A expectativa dada pela Casa Branca também é de que Biden teria pedido a Lula que aproveitasse a proximidade com a China para que esta deixasse de vetar, no Conselho de Segurança, o envio de uma nova força internacional ao Haiti, como foi a sangrenta MINUSTAH encabeçada pelo Brasil. A nova intervenção teria liderança do Quênia e o Brasil participaria com treinamento de policiais, compartilhando sua experiência com o assassinato e repressão da juventude negra. Lula estaria disposto a abrir conversa com Pequim para aprovar a operação, ao passo que para a China é interessante manter uma situação de instabilidade no quintal dos EUA.

Sobre o encontro com Zelenski (após o fracasso do encontro no G7), basta dizer que claramente foi apenas um encontro para marcarem as diferenças: Lula não vai condenar a Rússia e desaprova categoricamente o plano de paz da Ucrânia, que significa a rendição total da Rússia.

Enquanto usa do discurso multilateralista e terceiro-mundista para arrancar comprometimentos dos países centrais, com cobranças não nominais para que Estados Unidos e Europa financiem fundos ambientais como o Fundo Amazônia, a
pauta climática combinada ao não alinhamento automático vem sendo os carros-chefes de uma política externa que busca se colocar como uma referência entre os países do sul global. Fazendo pressão com as pautas ambientais, o governo brasileiro quer mais margens de negociação pelos nichos de exploração neo-extrativista, da Amazônia e o projeto de extração de petróleo em sua foz, a outros projetos como o Vale do Lítio de Minas Gerais. Novamente: é inquestionável que os imperialismo da UE e EUA devastam o planeta com suas multinacionais e fazem ecodemagogia nas cúpulas climáticas, fóruns internacionais, acordos comerciais e através do crescente greenwashing. Entretanto, não se pode combater o ecocídio imperialista explorando petróleo na foz do Amazonas, apostando em uma transição energética marcada pela preservação da lógica destrutiva da produção capitalista e por fora de medidas como uma reforma agrária radical que desaproprie o grande latifúndio a favor dos pequenos camponeses, trabalhadores rurais e povos indígenas. O capitalismo destrói o planeta e é preciso um programa comunista para enfrentar a crise climática, uma saída que só pode surgir em enfrentamento com os governos.

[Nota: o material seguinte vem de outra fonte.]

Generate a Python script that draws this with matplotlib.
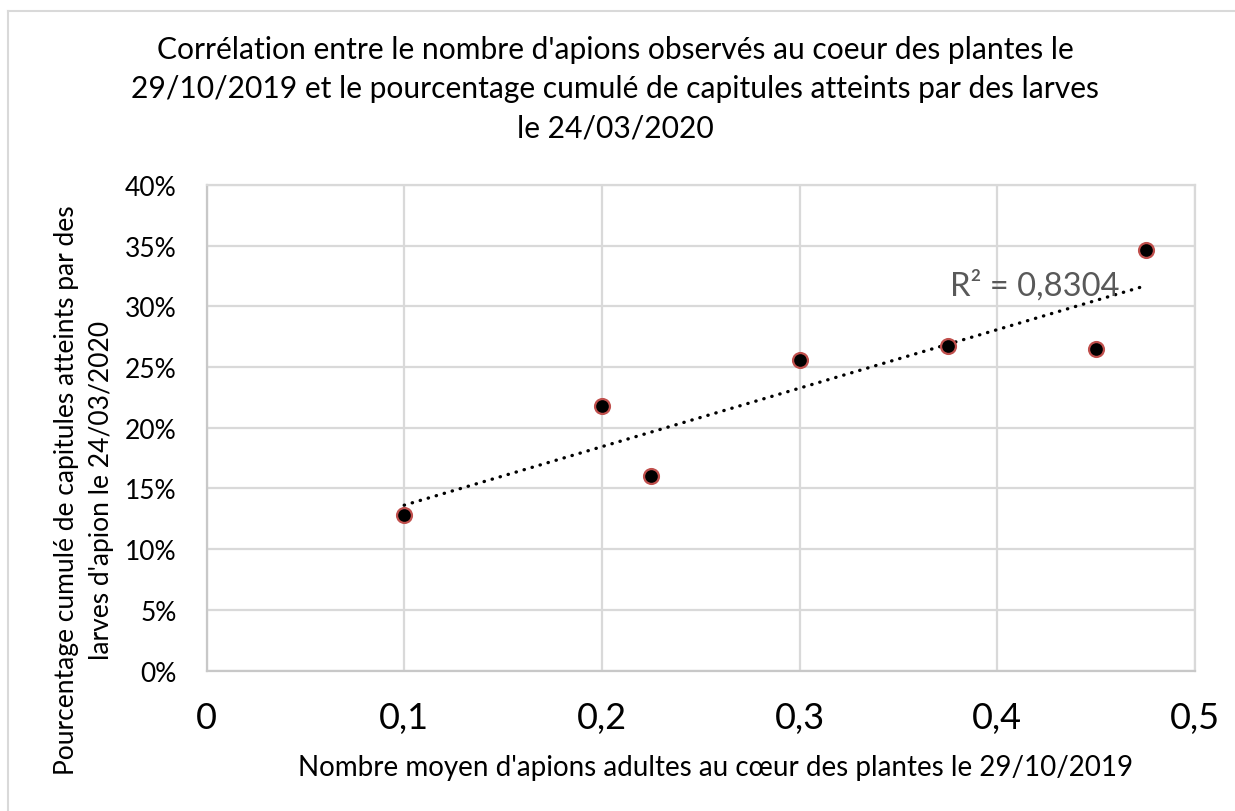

A suposta multipolaridade não tem nada de progressista e não combate o imperialismo

No documento internacional de preparação para o V Congresso do MRT abordamos a tendência à fragmentação econômica mundial e de um um projeto burguês encabeçado principalmente pela China sob o discurso da multipolaridade. Para nós, a tentativa de mudança de ordem geopolítica que Lula expressa está em contradição com as tendências de instabilidade econômica e climática, convulsões geopolíticas e de demonstrações de forças importantes na luta de classes. No contexto internacional, nenhuma ajuda à luta dos povos oprimidos e da classe trabalhadora virá do apoio a um ou outro bloco ou Estado capitalista, quer esteja no Oriente, quer no Ocidente. Entre aqueles que reivindicam a luta dos trabalhadores, do povo pobre e dos oprimidos, não é possível defender visões "campistas" das relações internacionais. A luta de classes segue sendo o motor central do desenvolvimento histórico, e subordina as relações geopolíticas aos conflitos entre as classes antagônicas. Os BRICS serão motivo de discussão e contenda, mas de nenhuma maneira aliados para a emancipação dos povos. A começar pelas questões democráticas, como é possível pensar que Estados como Irã, Arábia Saudita ou Rússia poderão contribuir para o combate ao racismo, à lgbtfobia, à desigualdade e na defesa dos direitos das mulheres?

A mais irrestrita independência política diante dos modelos capitalistas rivais, entre China e Estados Unidos, é a condição primordial para um combate decidido contra o imperialismo e suas tendências destrutivas, incapazes de serem modificadas pela acomodada tese da multipolaridade dentro dos limites da exploração capitalista. Como escrevemos em nosso documento: É desse ponto de vista que buscamos intervir em um cenário mais convulsivo internacionalmente. Aprofundam-se as tendências que indicam que entramos num período de fim da ilusão de um “mundo globalizado harmonicista”, em que haveria disputas de interesses que poderiam contornar os marcos principais de época (crises, guerras e grandes processos de luta que podem dar origem a processos revolucionários). É preciso levantar uma política de internacionalismo proletário que una as classes trabalhadoras e os povos oprimidos do mundo, levantando um programa de independência de classe contra os imperialismos, as burguesias nacionais, suas guerras e sua exploração desenfreada das grandes massas e dos ecossistemas do planeta.